[START Records for this task]
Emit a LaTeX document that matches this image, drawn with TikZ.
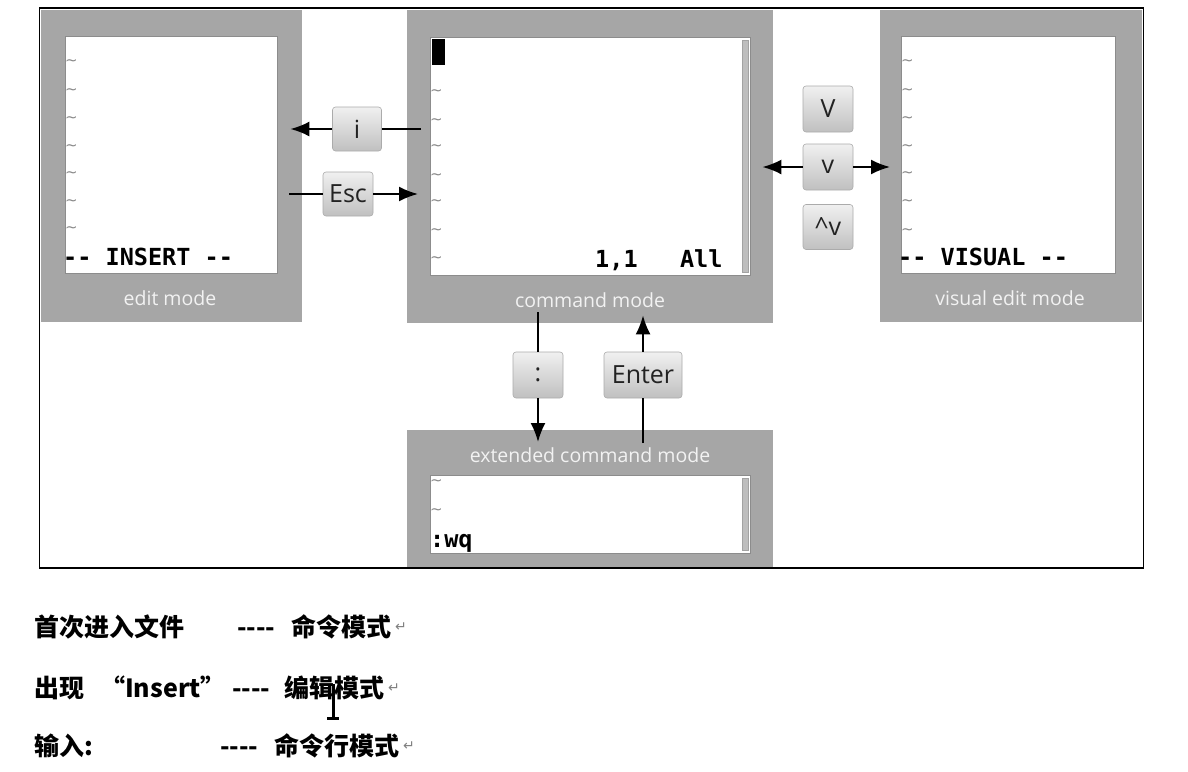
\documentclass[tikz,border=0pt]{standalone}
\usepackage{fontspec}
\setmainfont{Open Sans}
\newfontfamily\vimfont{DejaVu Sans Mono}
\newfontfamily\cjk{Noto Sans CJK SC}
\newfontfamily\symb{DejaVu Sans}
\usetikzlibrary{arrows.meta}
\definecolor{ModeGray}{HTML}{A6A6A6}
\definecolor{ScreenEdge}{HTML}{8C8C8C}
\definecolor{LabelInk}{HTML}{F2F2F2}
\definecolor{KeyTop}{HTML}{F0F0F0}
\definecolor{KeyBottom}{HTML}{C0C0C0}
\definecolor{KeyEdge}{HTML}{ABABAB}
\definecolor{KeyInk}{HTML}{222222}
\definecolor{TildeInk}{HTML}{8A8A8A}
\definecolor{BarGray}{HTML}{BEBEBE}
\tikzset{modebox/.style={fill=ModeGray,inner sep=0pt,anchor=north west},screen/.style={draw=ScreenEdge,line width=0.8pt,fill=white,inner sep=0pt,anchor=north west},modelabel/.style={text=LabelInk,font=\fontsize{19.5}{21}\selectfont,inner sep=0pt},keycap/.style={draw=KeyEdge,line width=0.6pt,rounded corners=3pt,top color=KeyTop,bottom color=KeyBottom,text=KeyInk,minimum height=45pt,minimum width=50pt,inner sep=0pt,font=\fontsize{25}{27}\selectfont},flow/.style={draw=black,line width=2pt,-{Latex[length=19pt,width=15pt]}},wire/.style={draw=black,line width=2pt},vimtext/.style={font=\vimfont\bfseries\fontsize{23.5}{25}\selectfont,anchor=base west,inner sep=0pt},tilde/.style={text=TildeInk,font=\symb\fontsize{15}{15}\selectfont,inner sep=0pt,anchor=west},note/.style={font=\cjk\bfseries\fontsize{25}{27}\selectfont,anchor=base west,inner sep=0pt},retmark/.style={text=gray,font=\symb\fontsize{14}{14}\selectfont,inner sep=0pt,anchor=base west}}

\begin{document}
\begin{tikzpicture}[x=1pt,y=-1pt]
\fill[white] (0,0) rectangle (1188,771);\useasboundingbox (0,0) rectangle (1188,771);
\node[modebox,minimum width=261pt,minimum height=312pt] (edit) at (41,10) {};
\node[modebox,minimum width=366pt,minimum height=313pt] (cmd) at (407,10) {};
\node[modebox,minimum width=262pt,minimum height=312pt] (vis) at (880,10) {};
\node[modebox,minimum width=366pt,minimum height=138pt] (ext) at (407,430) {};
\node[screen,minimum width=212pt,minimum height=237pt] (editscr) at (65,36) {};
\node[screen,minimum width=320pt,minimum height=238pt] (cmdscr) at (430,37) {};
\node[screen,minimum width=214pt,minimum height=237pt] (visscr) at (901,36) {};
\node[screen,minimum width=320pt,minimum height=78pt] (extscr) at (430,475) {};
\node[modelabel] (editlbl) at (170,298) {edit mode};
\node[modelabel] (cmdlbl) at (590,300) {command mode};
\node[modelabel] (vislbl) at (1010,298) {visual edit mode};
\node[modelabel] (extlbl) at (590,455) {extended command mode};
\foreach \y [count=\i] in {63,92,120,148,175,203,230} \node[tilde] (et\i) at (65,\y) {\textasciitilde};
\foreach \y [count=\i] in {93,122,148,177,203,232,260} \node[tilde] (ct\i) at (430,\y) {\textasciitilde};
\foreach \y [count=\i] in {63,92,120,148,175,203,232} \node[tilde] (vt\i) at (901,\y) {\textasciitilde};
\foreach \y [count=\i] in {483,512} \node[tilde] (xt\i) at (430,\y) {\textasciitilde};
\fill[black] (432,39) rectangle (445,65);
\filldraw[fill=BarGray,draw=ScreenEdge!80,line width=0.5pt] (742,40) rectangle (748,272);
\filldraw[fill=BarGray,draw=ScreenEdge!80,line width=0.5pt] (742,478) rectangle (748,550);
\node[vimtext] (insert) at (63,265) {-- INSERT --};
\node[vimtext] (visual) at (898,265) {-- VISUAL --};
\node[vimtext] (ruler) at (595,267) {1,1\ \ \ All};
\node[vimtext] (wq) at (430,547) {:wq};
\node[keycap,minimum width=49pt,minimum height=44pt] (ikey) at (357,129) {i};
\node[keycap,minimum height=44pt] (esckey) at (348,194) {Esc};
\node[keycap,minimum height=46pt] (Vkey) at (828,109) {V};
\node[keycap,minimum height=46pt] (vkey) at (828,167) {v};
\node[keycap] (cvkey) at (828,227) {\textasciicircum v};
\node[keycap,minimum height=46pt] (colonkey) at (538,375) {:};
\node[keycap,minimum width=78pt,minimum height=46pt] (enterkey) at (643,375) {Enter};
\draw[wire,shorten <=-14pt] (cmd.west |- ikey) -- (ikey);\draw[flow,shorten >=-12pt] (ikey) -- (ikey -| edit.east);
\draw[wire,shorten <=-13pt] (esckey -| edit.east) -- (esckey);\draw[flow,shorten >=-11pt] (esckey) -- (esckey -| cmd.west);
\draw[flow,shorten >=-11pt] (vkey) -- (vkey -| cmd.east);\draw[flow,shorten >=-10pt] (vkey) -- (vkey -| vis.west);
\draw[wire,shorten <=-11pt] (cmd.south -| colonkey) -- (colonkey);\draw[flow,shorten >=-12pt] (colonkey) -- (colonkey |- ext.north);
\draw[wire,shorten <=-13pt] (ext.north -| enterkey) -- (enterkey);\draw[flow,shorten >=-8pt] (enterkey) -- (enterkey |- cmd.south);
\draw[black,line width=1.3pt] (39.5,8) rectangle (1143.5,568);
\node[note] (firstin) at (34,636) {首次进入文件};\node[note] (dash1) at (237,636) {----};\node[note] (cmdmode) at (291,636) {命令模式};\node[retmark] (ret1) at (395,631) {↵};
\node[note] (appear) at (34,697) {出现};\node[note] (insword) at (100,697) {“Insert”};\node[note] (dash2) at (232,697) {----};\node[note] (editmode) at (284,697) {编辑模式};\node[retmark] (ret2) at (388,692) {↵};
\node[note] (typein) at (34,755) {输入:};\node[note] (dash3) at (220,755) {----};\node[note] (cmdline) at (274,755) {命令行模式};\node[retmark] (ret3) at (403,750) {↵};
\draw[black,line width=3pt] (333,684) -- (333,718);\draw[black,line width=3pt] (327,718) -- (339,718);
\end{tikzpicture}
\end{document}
[END Records for this task]
[START Records for this task]
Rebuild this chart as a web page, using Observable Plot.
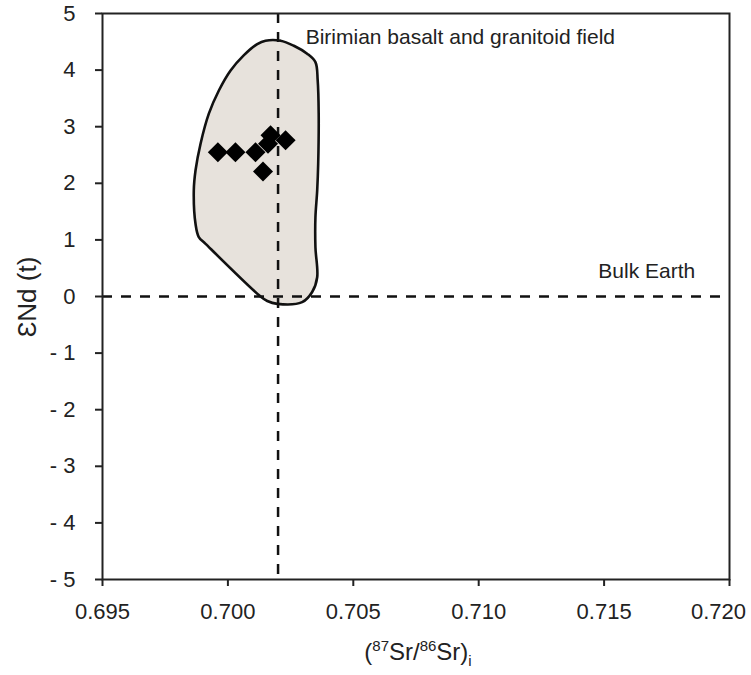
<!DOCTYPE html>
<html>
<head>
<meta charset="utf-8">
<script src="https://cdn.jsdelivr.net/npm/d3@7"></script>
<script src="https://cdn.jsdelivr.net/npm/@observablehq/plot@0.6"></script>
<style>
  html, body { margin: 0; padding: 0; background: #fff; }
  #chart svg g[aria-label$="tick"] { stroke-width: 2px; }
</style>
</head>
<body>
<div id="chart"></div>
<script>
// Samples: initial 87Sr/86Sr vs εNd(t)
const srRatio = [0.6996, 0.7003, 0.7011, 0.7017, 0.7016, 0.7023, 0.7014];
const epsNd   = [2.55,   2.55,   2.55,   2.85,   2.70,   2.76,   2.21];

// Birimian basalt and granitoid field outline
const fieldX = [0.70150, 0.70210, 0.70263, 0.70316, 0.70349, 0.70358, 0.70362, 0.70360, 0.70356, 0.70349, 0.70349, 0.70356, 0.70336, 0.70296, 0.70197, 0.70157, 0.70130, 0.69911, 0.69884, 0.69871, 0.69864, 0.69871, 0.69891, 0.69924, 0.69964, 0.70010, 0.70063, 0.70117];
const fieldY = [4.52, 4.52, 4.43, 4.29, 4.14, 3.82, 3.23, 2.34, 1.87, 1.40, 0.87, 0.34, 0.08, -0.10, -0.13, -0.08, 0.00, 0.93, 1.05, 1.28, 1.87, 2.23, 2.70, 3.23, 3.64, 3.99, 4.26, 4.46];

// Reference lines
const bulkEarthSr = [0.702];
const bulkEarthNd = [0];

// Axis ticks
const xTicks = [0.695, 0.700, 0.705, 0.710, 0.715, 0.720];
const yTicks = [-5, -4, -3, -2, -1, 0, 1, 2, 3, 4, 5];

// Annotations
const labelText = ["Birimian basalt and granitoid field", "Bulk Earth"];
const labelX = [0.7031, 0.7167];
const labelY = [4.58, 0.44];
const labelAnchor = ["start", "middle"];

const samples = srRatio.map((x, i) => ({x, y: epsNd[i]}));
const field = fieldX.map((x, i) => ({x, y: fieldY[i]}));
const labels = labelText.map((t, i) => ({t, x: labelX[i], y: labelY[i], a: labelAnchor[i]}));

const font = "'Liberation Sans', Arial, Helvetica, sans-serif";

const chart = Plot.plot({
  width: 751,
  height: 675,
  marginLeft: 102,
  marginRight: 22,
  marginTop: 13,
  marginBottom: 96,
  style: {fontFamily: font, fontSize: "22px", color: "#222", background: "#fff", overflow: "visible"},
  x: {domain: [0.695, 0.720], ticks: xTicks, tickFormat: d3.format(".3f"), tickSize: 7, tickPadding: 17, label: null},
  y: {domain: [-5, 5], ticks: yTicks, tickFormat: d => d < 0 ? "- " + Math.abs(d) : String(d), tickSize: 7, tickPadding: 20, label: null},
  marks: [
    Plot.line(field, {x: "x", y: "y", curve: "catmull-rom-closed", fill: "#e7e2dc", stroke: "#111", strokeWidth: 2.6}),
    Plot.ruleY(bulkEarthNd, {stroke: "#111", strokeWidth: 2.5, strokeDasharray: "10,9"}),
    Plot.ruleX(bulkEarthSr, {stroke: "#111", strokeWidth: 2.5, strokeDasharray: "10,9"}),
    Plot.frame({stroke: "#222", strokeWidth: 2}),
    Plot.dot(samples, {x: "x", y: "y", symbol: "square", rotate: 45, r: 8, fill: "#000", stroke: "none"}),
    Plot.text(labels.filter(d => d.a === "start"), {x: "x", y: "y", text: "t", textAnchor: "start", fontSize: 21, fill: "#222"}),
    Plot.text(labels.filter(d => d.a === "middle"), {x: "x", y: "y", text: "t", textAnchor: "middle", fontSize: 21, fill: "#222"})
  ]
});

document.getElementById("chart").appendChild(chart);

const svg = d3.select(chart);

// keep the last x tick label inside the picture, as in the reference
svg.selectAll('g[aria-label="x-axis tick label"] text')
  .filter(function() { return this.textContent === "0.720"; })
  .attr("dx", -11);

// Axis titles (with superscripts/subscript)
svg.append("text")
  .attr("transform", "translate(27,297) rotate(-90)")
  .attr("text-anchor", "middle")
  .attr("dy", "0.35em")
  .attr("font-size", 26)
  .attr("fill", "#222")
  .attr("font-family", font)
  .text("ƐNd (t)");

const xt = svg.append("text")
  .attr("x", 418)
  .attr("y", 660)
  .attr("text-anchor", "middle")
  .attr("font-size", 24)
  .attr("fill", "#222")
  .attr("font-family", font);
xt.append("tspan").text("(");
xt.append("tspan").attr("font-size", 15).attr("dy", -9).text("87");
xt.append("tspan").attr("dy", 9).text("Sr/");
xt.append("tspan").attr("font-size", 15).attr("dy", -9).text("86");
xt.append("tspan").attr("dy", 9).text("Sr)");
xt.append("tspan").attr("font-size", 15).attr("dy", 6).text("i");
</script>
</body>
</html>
[END Records for this task]
Leave the pictures out and copy exactly the lines from the one with "Emit a LaTeX" through the one with "width=0.6pt,rounded corners=3pt,top color=KeyTop,bottom", nothing more.

Emit a LaTeX document that matches this image, drawn with TikZ.
\documentclass[tikz,border=0pt]{standalone}
\usepackage{fontspec}
\setmainfont{Open Sans}
\newfontfamily\vimfont{DejaVu Sans Mono}
\newfontfamily\cjk{Noto Sans CJK SC}
\newfontfamily\symb{DejaVu Sans}
\usetikzlibrary{arrows.meta}
\definecolor{ModeGray}{HTML}{A6A6A6}
\definecolor{ScreenEdge}{HTML}{8C8C8C}
\definecolor{LabelInk}{HTML}{F2F2F2}
\definecolor{KeyTop}{HTML}{F0F0F0}
\definecolor{KeyBottom}{HTML}{C0C0C0}
\definecolor{KeyEdge}{HTML}{ABABAB}
\definecolor{KeyInk}{HTML}{222222}
\definecolor{TildeInk}{HTML}{8A8A8A}
\definecolor{BarGray}{HTML}{BEBEBE}
\tikzset{modebox/.style={fill=ModeGray,inner sep=0pt,anchor=north west},screen/.style={draw=ScreenEdge,line width=0.8pt,fill=white,inner sep=0pt,anchor=north west},modelabel/.style={text=LabelInk,font=\fontsize{19.5}{21}\selectfont,inner sep=0pt},keycap/.style={draw=KeyEdge,line width=0.6pt,rounded corners=3pt,top color=KeyTop,bottom color=KeyBottom,text=KeyInk,minimum height=45pt,minimum width=50pt,inner sep=0pt,font=\fontsize{25}{27}\selectfont},flow/.style={draw=black,line width=2pt,-{Latex[length=19pt,width=15pt]}},wire/.style={draw=black,line width=2pt},vimtext/.style={font=\vimfont\bfseries\fontsize{23.5}{25}\selectfont,anchor=base west,inner sep=0pt},tilde/.style={text=TildeInk,font=\symb\fontsize{15}{15}\selectfont,inner sep=0pt,anchor=west},note/.style={font=\cjk\bfseries\fontsize{25}{27}\selectfont,anchor=base west,inner sep=0pt},retmark/.style={text=gray,font=\symb\fontsize{14}{14}\selectfont,inner sep=0pt,anchor=base west}}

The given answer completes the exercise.